Issues with Traditional Approach
  • Reliance on 'Copy' of the World: Traditional perception hinges on the idea that a copy of the world is formed in the brain.

  • Impoverished Stimulus Problem: This arises because raw sensory data, like the retinal image, is inherently incomplete and ambiguous.

    • The retinal image is:

      • Flat (2D2D).

      • Inverted (upside-down).

      • Lacks inherent depth perception.

      • Lacks information about the actual size and distance of objects.

    • The brain must construct a rich, 3D3D perception from this 'impoverished' data.

Perception and Cues
  • Cues and Rules: Various cues and rules (often implicit, learned through experience, as hypothesized by Helmholtz) are used to process impoverished sensory data and resolve ambiguities.

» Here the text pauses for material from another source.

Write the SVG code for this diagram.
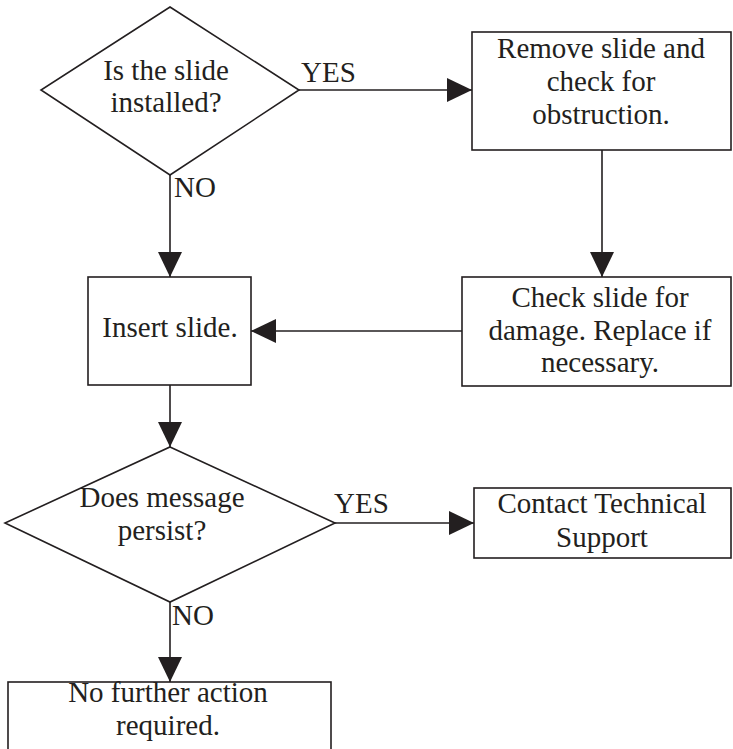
<svg xmlns="http://www.w3.org/2000/svg" width="733" height="749" viewBox="0 0 733 749">
<style>
.shape{fill:#fff;stroke:#231f20;stroke-width:1.6}
.conn{fill:none;stroke:#231f20;stroke-width:1.6}
text{font-family:"Liberation Serif","Times New Roman",serif;font-size:29px;fill:#231f20}
.c{text-anchor:middle}
</style>
<defs>
<marker id="arr" viewBox="0 0 25 24" refX="25" refY="12" markerWidth="25" markerHeight="24" markerUnits="userSpaceOnUse" orient="auto">
<path d="M0,0 L25,12 L0,24 Z" fill="#231f20"/>
</marker>
</defs>
<rect width="733" height="749" fill="#fff"/>
<g id="connectors">
<line class="conn" x1="299" y1="90" x2="472" y2="90" marker-end="url(#arr)"/>
<line class="conn" x1="170" y1="175" x2="170" y2="277" marker-end="url(#arr)"/>
<line class="conn" x1="602" y1="150" x2="602" y2="277" marker-end="url(#arr)"/>
<line class="conn" x1="462" y1="331" x2="251" y2="331" marker-end="url(#arr)"/>
<line class="conn" x1="170" y1="385" x2="170" y2="447" marker-end="url(#arr)"/>
<line class="conn" x1="335" y1="523" x2="474" y2="523" marker-end="url(#arr)"/>
<line class="conn" x1="170" y1="602" x2="170" y2="682" marker-end="url(#arr)"/>
<text x="301" y="82">YES</text>
<text x="174" y="197">NO</text>
<text x="334" y="513">YES</text>
<text x="172" y="625">NO</text>
</g>
<g id="q1">
<polygon class="shape" points="170,7 299,90 170,175 41,90"/>
<text class="c" x="166" y="80">Is the slide</text>
<text class="c" x="166" y="112">installed?</text>
</g>
<g id="remove">
<rect class="shape" x="472" y="32" width="259" height="118"/>
<text class="c" x="601" y="58">Remove slide and</text>
<text class="c" x="601" y="91">check for</text>
<text class="c" x="601" y="124">obstruction.</text>
</g>
<g id="check">
<rect class="shape" x="462" y="277" width="269" height="109"/>
<text class="c" x="600" y="307">Check slide for</text>
<text class="c" x="600" y="340">damage. Replace if</text>
<text class="c" x="600" y="372">necessary.</text>
</g>
<g id="insert">
<rect class="shape" x="88" y="277" width="163" height="108"/>
<text class="c" x="170" y="337">Insert slide.</text>
</g>
<g id="q2">
<polygon class="shape" points="170,447 335,523 170,602 5,523"/>
<text class="c" x="162" y="507">Does message</text>
<text class="c" x="162" y="540">persist?</text>
</g>
<g id="contact">
<rect class="shape" x="474" y="488" width="257" height="70"/>
<text class="c" x="602" y="513">Contact Technical</text>
<text class="c" x="602" y="547">Support</text>
</g>
<g id="nofurther">
<rect class="shape" x="8" y="682" width="323" height="90"/>
<text class="c" x="168" y="702">No further action</text>
<text class="c" x="168" y="735">required.</text>
</g>
</svg>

  • Helmholtz's Theory of Unconscious Inference: Posits that perception results from logical inferences based on sensory cues and past experiences, akin to problem-solving.

  • Cues for Detecting Distance and Shape:

    • Geometry: The brain uses triangulation principles based on the relative positioning of the eyes to calculate distances.

    • Oculomotor Cues: Information from muscle movements involved in:

      • Convergence: Eyes turning inward for near objects.

      • Accommodation: The lens changing shape to focus.

    • Binocular Disparity: Slight differences in the images received by each eye (due to their horizontal separation) provide a powerful cue for depth perception.

Unconscious Inference
  • Core Traditional Assumption: The brain unconsciously "fixes" or completes the 'bad copy' of reality.

  • Process: Unobservable mental processes interpret ambiguous sensory information using ingrained rules and prior knowledge to create a coherent mental representation.

  • This internal representation directly influences behaviors.

Central Executive and Challenges
  • Central Executive: Conceptualized as a cognitive system that processes sensory information.

    • Critically, it lacks direct access to the real world, relying solely on internal, constructed mental representations.

  • The Outness Problem: Questions how a perceiver can attribute internally generated sensory stimulation (brain activity) to external, independent sources in the world.

    • If all we have are internal representations, a fundamental challenge is knowing if they correspond to something "out there."

Conclusion and Tensions in Traditional Assumptions
  • Traditional assumptions lead to inherent contradictions and complexities regarding:

    • Sources of knowledge.

    • Nature of inferential cues.

    • Ultimately, the nature of perception itself.

  • A call to reconsider these foundational assumptions for a more effective understanding of perception processes.